Hier fand jeder die Ablenkung vom grauen Alltag und seinen Sorgen, die er bevorzugte. Seien es Liebesromane, Western, Piratenstories oder Science-Fiction. Tatsächlich hatten die dickleibigen Hardcoverbände der gewerblichen Leihbüchereien für die Verbreitung und Entwicklung der SF im Nachkriegsdeutschland eine vergleichbare Bedeutung wie die einschlägigen Romanheftserien TERRA, TERRA SONDERBAND, UTOPIA und UTOPIA GROSSBAND, um nur ein paar zu nennen. Für viele damals junge Autoren waren die Leihbuchverlage ein Sprungbrett, hier konnten sie ihre ersten Romane veröffentlichen. [Etwa Hanns Kneifel, dessen erster Roman, "Uns riefen die Sterne", 1956 im AWA-Verlag, München erschien. Weitere Informationen zu Kneifel: Achim Schnurrer, "Hanns Kneifel, ein Portrait", Phantastisch! Nr. 15, Hitzacker, 2004; Verlag Achim Havemann.]
Andere schrieben - teils unter wechselnden Pseudonymen - viele Jahre für die verschiedensten Leihbuchverlage. Oft arbeiteten sie parallel für den Leihbuch- und den Heftromansektor. Und nicht zuletzt erschienen in den Leihbuchverlagen häufig erstmals Bücher von SF-Autoren aus den USA, England und anderen Ländern in deutscher Übersetzung, die heute zu den Klassikern des Genres zählen.
Diese Artikelreihe versucht, sich dem Phänomen der gewerblichen Leihbüchereien unter besonderer Berücksichtigung der utopisch fantastischen Literatur anzunähern.
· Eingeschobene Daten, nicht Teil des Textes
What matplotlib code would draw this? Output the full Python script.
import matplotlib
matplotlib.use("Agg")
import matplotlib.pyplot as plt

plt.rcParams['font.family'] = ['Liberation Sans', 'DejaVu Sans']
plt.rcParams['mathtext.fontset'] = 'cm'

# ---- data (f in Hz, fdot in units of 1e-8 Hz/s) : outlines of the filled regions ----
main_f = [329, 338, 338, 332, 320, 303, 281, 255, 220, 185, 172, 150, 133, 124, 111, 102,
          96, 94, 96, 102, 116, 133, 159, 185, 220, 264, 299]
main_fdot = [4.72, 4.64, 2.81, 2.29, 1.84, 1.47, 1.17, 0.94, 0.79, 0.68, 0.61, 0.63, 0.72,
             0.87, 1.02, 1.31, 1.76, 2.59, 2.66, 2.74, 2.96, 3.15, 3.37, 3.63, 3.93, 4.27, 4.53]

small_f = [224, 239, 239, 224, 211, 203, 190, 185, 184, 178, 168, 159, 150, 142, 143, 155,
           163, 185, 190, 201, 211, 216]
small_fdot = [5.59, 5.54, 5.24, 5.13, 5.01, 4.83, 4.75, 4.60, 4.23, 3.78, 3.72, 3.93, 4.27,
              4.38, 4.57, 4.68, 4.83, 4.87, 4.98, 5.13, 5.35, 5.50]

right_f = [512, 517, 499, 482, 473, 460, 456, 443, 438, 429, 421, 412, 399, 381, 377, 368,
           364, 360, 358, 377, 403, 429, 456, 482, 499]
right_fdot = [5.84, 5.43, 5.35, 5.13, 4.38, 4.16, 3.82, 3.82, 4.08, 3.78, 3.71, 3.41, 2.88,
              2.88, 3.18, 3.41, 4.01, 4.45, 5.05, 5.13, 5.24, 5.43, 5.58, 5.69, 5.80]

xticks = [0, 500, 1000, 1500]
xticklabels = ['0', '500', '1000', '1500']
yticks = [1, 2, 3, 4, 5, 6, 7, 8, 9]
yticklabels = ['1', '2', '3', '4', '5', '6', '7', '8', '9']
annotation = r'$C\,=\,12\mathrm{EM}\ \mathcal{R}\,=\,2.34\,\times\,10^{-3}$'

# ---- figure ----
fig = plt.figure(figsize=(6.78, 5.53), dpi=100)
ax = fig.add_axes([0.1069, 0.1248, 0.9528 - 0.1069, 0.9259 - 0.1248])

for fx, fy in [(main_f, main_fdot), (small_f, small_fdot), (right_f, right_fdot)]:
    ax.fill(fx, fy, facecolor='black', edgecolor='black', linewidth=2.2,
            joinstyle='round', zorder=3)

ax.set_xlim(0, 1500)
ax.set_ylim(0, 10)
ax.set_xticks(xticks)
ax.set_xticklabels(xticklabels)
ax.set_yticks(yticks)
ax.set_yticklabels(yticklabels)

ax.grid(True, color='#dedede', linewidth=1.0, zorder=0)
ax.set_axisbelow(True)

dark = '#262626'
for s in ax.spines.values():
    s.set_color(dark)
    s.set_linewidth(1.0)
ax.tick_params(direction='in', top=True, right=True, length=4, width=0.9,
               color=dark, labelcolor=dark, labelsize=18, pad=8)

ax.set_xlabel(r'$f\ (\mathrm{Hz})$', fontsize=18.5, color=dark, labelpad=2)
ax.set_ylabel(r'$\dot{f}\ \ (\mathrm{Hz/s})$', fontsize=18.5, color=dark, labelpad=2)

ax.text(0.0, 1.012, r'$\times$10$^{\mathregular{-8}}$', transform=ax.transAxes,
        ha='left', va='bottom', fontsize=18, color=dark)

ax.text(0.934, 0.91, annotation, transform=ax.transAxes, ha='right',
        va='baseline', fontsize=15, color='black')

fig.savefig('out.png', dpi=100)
Es sei direkt vorausgeschickt, dass es - wie es so schön heißt - auf Grund der Quellenlage unmöglich sein wird, einen auch nur annähernd vollständigen Überblick zu liefern. Aber wenn es gelingt, den einen oder anderen Leser zu einer intensiveren eigenen Beschäftigung mit diesem Thema anzuregen, dann hat dieser Beitrag das erreicht, was ich mir davon verspreche. Um das Thema SF im Leihbuch angemessen darstellen zu können, ist es unumgänglich, auch einiges zum Leihbuch allgemein zu erläutern. Denn ebenso wie sich die SF als isoliertes Genre ohne Berücksichtigung ihres literarischen Umfelds nicht richtig erfassen lässt, würde man dem Phänomen Leihbuch nicht gerecht, wenn man seine spezifischen Besonderheiten außen vor ließe.